The Vermont Yankee Nuclear Power Corporation is owned by 12
New England utilities.  The largest shareholder is Central
Vermont Public Service Corp. in Rutland, VT, 31.3 percent, and
the others are New England Power Co., 22.5 percent; Green
Mountain Power Corp., 17.9 percent; Connecticut Light and Power
Co., 9.5 percent; Central Maine Power Co. and Public Service
Company of New Hampshire, 4 percent each; Burlington Electric
Department, 3.6 percent; Cambridge Electric Light and Western
Massachusetts Electric Co., 2.5 percent each; Vermont Electric
Cooperative, Inc., 1 percent, and Washington Electric Cooperative
Inc. and Village of Lyndonville Electric Department, 0.6 percent
each.
Entergy Nuclear Chief Executive Officer Jerry Yelverton said
the power purchase agreement benefits Entergy as well as New
England.  "New England power consumers will have a reliable source
of electricity with built-in price stability.  That reduces our
risk and allows us to focus our time and attention on increasing
the plant's capacity factor, achieving cost synergies with other
plants, and maintaining the highest level of safe operations."
The sale is subject to the approval of the Public Service
Board of Vermont, the U.S. Nuclear Regulatory Commission, the
Federal Energy Regulatory Commission and other regulatory
authorities.  After their approvals, a closing is targeted for the
spring of 2002.
Vermont Yankee is the largest power generator in Vermont,
producing about 30 percent of the power used by Vermont consumers.
With a 510-megawatt capacity, the unit can produce enough power to
supply about 500,000 homes.
The plant has been an excellent performer with an average
capacity factor of 89 percent over the past 10 years, the second
highest of all boiling water power reactors in the nation.
"The men and women of Vermont Yankee have worked hard
fulfilling our commitment to a high standard of operations," said
Barkhurst, Vermont Yankee's president.  "Entergy's purchase is a
clear indication that our hard work is valued by a nuclear
industry leader.  Our employees' culture of excellence will be
welcomed by Entergy's successful national operation."
Yelverton, Entergy Nuclear's CEO, said Entergy will be
committed to high environmental standards and close, supportive
relations with local communities, as the current Vermont Yankee
owners have been.
Vermont Yankee Chairman Robert Young said, "This agreement
preserves the economic benefits that Vermont Yankee provides the
state and the region and the price stability inherent in the
purchase power agreement helps protect New England's electric
consumers from the volatility of the electricity market. We look
forward to bringing this agreement before our regulators for a
thorough review in the coming months."
The plant and related assets will be transferred to Entergy
Nuclear Vermont Yankee LLC, an Entergy subsidiary, and will become
part of the Entergy Nuclear Northeast fleet.

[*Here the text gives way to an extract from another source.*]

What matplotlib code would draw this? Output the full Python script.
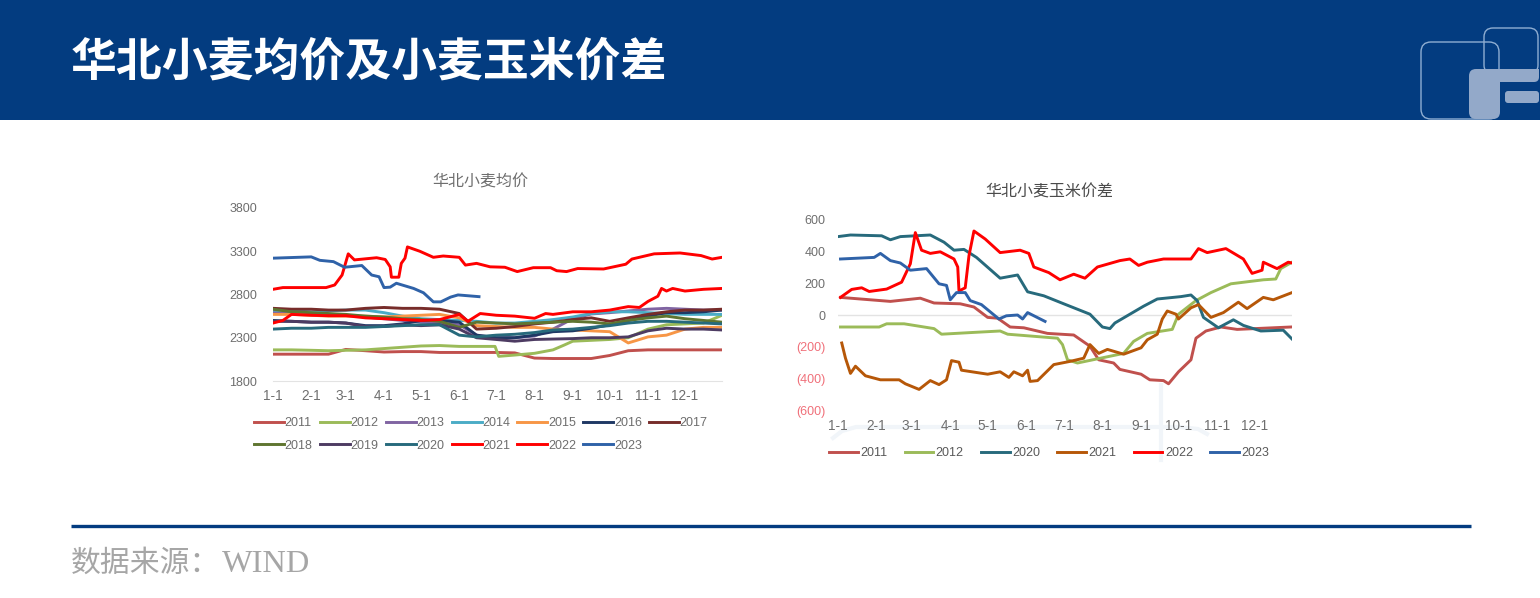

In addition to the three boiling water reactors mentioned,
Entergy also owns and operates the Indian Point 3 unit, purchased
from the New York Power Authority last November, and is preparing
to close the purchase of the Indian Point 2 plant from Con Edison
this fall.  Both are Westinghouse pressurized water reactors and
located on the same site in north Westchester County, N.Y.
The nuclear businesses of Entergy Corporation are
headquartered in Jackson, Miss.  As a global energy company,
Entergy, based in New Orleans, is the third largest power
generator in the nation with more than 30,000 megawatts of
generating capacity, about $9 billion in annual revenue and over
2.6 million customers in Arkansas, Mississippi, Louisiana and
Texas.
Entergy Nuclear South operates five nuclear units from its
regional office in Jackson, Miss.  Its newly acquired units are
managed from its Entergy Nuclear Northeast regional office in
White Plains, N.Y.  Entergy Nuclear also manages decommissioning
activities and furnishes license renewal engineering services to
the U.S. nuclear power industry.
JPMorgan acted as exclusive financial advisor to Vermont
Yankee on the sale, and has been advisor on the sale of 11 of the
last 13 nuclear units sold in the U.S., including Millstone, Nine
Mile Point, Indian Point 3 and James A. Fitzpatrick.
- -30-
Entergy's on-line address is www.entergy-nuclear.com
Vermont Yankee's on-line address is www.vermontyankee.com
THE FOLLOWING CONSTITUTES A "SAFE HARBOR" STATEMENT UNDER THE
PRIVATE SECURITIES LITIGATION REFORM ACT OF 1995:  Investors are
cautioned that forward-looking statements contained herein with
respect to the revenues, earnings, performance, strategies,
prospects and other aspects of the business of Entergy Corporation,
Entergy Arkansas, Inc., Entergy Gulf States, Inc., Entergy
Louisiana, Inc., Entergy Mississippi, Inc., Entergy New Orleans,
Inc., and System Energy Resources, Inc. and their affiliated
companies may involve risks and uncertainties.  A number of factors
could cause actual results or outcomes to differ materially from
those indicated by such forward-looking statements.  These factors
include, but are not limited to, risks and uncertainties relating
to:  the effects of weather, the performance of generating units
and transmission systems, the possession of nuclear materials, fuel
and purchased power prices and availability, the effects of
regulatory decisions and changes in law, litigation, capital
spending requirements, the onset of competition, including the
ability to recover net regulatory assets and other potential
stranded costs, the effects of recent developments in the
California electricity market on the utility industry nationally,
advances in technology, changes in accounting standards, corporate
restructuring and changes in capital structure, the success of new
business ventures, changes in the markets for electricity and other
energy-related commodities, changes in interest rates and in
financial and foreign currency markets generally, the economic
climate and growth in Entergy's service territories, changes in
corporate strategies, and other factors.